Task: Starting at the first line of the listing below, repeat each line up to and including the one containing "const TEXT = '#595959';". Leave out pictures.

Data section:
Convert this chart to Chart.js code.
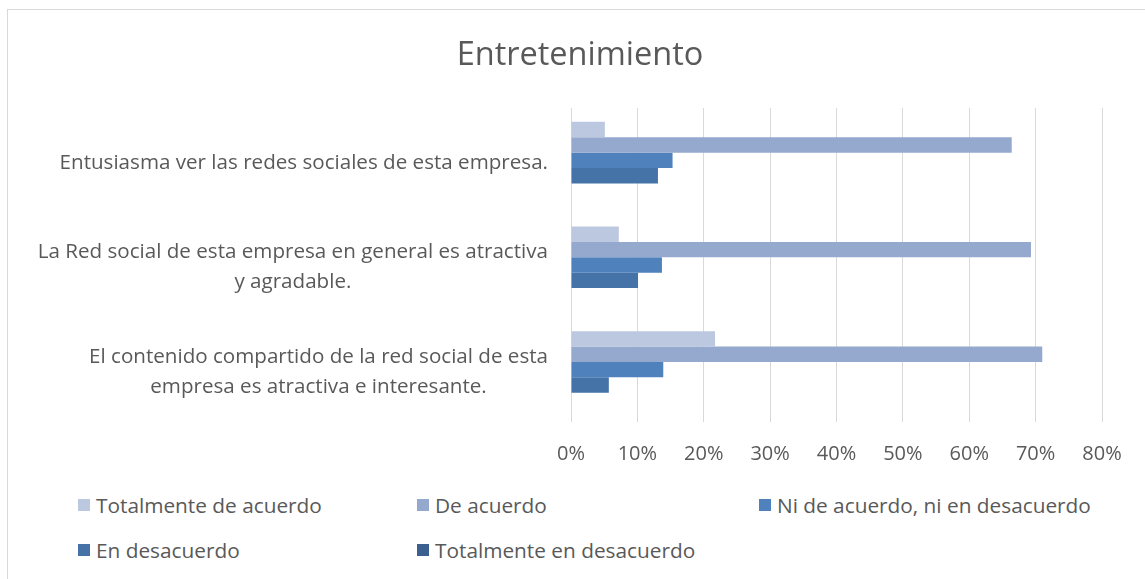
<!DOCTYPE html>
<html lang="es">
<head>
  <meta charset="UTF-8">
  <title>Entretenimiento</title>
  <script src="https://cdn.jsdelivr.net/npm/chart.js@4/dist/chart.umd.min.js"></script>
  <style>
    html, body { margin: 0; padding: 0; background: #fff; overflow: hidden; }
    .chart-box {
      position: absolute; left: 7px; top: 9px;
      width: 1144px; height: 600px;
      border: 1px solid #d9d9d9;
    }
    canvas { display: block; }
    .legend { position: absolute; left: 0; top: 0; }
    .legend-item {
      position: absolute; display: flex; align-items: center;
      font-family: 'Open Sans', sans-serif; font-size: 20.8px; color: #595959;
      white-space: nowrap; line-height: 24px;
    }
    .legend-item span.box { width: 12px; height: 12px; margin-right: 6px; }
  </style>
</head>
<body>
  <div class="chart-box">
    <canvas id="chart" width="1144" height="480"></canvas>
    <div class="legend" id="legend"></div>
  </div>

  <script>
    const FONT = "'Open Sans', sans-serif";
    const TEXT = '#595959';

    // categorías (cada una en líneas, como en Excel)
    const categories = [
      ['Entusiasma ver las redes sociales de esta empresa.'],
      ['La Red social de esta empresa en general es atractiva', 'y agradable.'],
      ['El contenido compartido de la red social de esta', 'empresa es atractiva e interesante.']
    ];

    const seriesNames = [
      'Totalmente de acuerdo',
      'De acuerdo',
      'Ni de acuerdo, ni en desacuerdo',
      'En desacuerdo',
      'Totalmente en desacuerdo'
    ];

    // valores en %
    const totalmenteDeAcuerdo = [5.1, 7.2, 21.7];
    const deAcuerdo = [66.4, 69.3, 71.0];
    const niDeAcuerdo = [15.3, 13.7, 13.9];
    const enDesacuerdo = [13.1, 10.1, 5.7];
    const totalmenteEnDesacuerdo = [0, 0, 0];

    const xTicks = [0, 10, 20, 30, 40, 50, 60, 70, 80];

    const colors = ['#bcc8e0', '#95a9cf', '#4f81bd', '#4573a7', '#3b5f8f'];
    const values = [totalmenteDeAcuerdo, deAcuerdo, niDeAcuerdo, enDesacuerdo, totalmenteEnDesacuerdo];

    // etiquetas del eje Y: centradas entre sí, bloque alineado a la derecha
    const categoryLabels = {
      id: 'categoryLabels',
      afterDraw(chart) {
        const ctx = chart.ctx;
        const scale = chart.scales.y;
        const right = chart.chartArea.left - 23;
        const lh = 30;
        ctx.save();
        ctx.font = '20.6px ' + FONT;
        ctx.fillStyle = TEXT;
        ctx.textAlign = 'center';
        ctx.textBaseline = 'middle';
        categories.forEach((lines, i) => {
          const y = scale.getPixelForTick(i) + 2.5;
          const w = Math.max(...lines.map(l => ctx.measureText(l).width));
          const cx = right - w / 2;
          lines.forEach((l, j) => {
            ctx.fillText(l, cx, y + (j - (lines.length - 1) / 2) * lh);
          });
        });
        ctx.restore();
      }
    };

    const ctx = document.getElementById('chart').getContext('2d');
    const chart = new Chart(ctx, {
      type: 'bar',
      data: {
        labels: categories,
        datasets: seriesNames.map((name, i) => ({
          label: name,
          data: values[i],
          backgroundColor: colors[i],
          borderWidth: 0,
          barPercentage: 1,
          categoryPercentage: 0.735
        }))
      },
      options: {
        indexAxis: 'y',
        responsive: false,
        animation: false,
        layout: { padding: 0 },
        plugins: {
          legend: { display: false },
          tooltip: { enabled: false },
          title: {
            display: true,
            text: 'Entretenimiento',
            color: TEXT,
            font: { family: FONT, size: 32.5, weight: 'normal' },
            padding: { top: 26, bottom: 33 }
          }
        },
        scales: {
          x: {
            min: 0,
            max: 80,
            afterBuildTicks: s => { s.ticks = xTicks.map(v => ({ value: v })); },
            afterFit: s => { s.height = 68; },
            grid: { color: '#d9d9d9', lineWidth: 1, drawTicks: false },
            border: { display: false },
            ticks: {
              padding: 20,
              color: TEXT,
              font: { family: FONT, size: 20 },
              callback: v => v + '%'
            }
          },
          y: {
            afterFit: s => { s.width = 563; },
            grid: { display: false },
            border: { display: false },
            ticks: { display: false }
          },
          y2: {
            type: 'category',
            position: 'right',
            afterFit: s => { s.width = 50; },
            grid: { display: false },
            border: { display: false },
            ticks: { display: false }
          }
        }
      },
      plugins: [categoryLabels]
    });

    // leyenda en dos filas, columnas fijas
    const legendEl = document.getElementById('legend');
    const cols = [70, 409, 751];
    const rows = [495, 540];
    chart.data.datasets.forEach((ds, i) => {
      const item = document.createElement('div');
      item.className = 'legend-item';
      item.style.left = cols[i % 3] + 'px';
      item.style.top = (rows[Math.floor(i / 3)] - 12) + 'px';
      item.innerHTML = '<span class="box" style="background:' + ds.backgroundColor + '"></span>' + ds.label;
      legendEl.appendChild(item);
    });
  </script>
</body>
</html>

Answer to the problem:
Convert this chart to Chart.js code.
<!DOCTYPE html>
<html lang="es">
<head>
  <meta charset="UTF-8">
  <title>Entretenimiento</title>
  <script src="https://cdn.jsdelivr.net/npm/chart.js@4/dist/chart.umd.min.js"></script>
  <style>
    html, body { margin: 0; padding: 0; background: #fff; overflow: hidden; }
    .chart-box {
      position: absolute; left: 7px; top: 9px;
      width: 1144px; height: 600px;
      border: 1px solid #d9d9d9;
    }
    canvas { display: block; }
    .legend { position: absolute; left: 0; top: 0; }
    .legend-item {
      position: absolute; display: flex; align-items: center;
      font-family: 'Open Sans', sans-serif; font-size: 20.8px; color: #595959;
      white-space: nowrap; line-height: 24px;
    }
    .legend-item span.box { width: 12px; height: 12px; margin-right: 6px; }
  </style>
</head>
<body>
  <div class="chart-box">
    <canvas id="chart" width="1144" height="480"></canvas>
    <div class="legend" id="legend"></div>
  </div>

  <script>
    const FONT = "'Open Sans', sans-serif";
    const TEXT = '#595959';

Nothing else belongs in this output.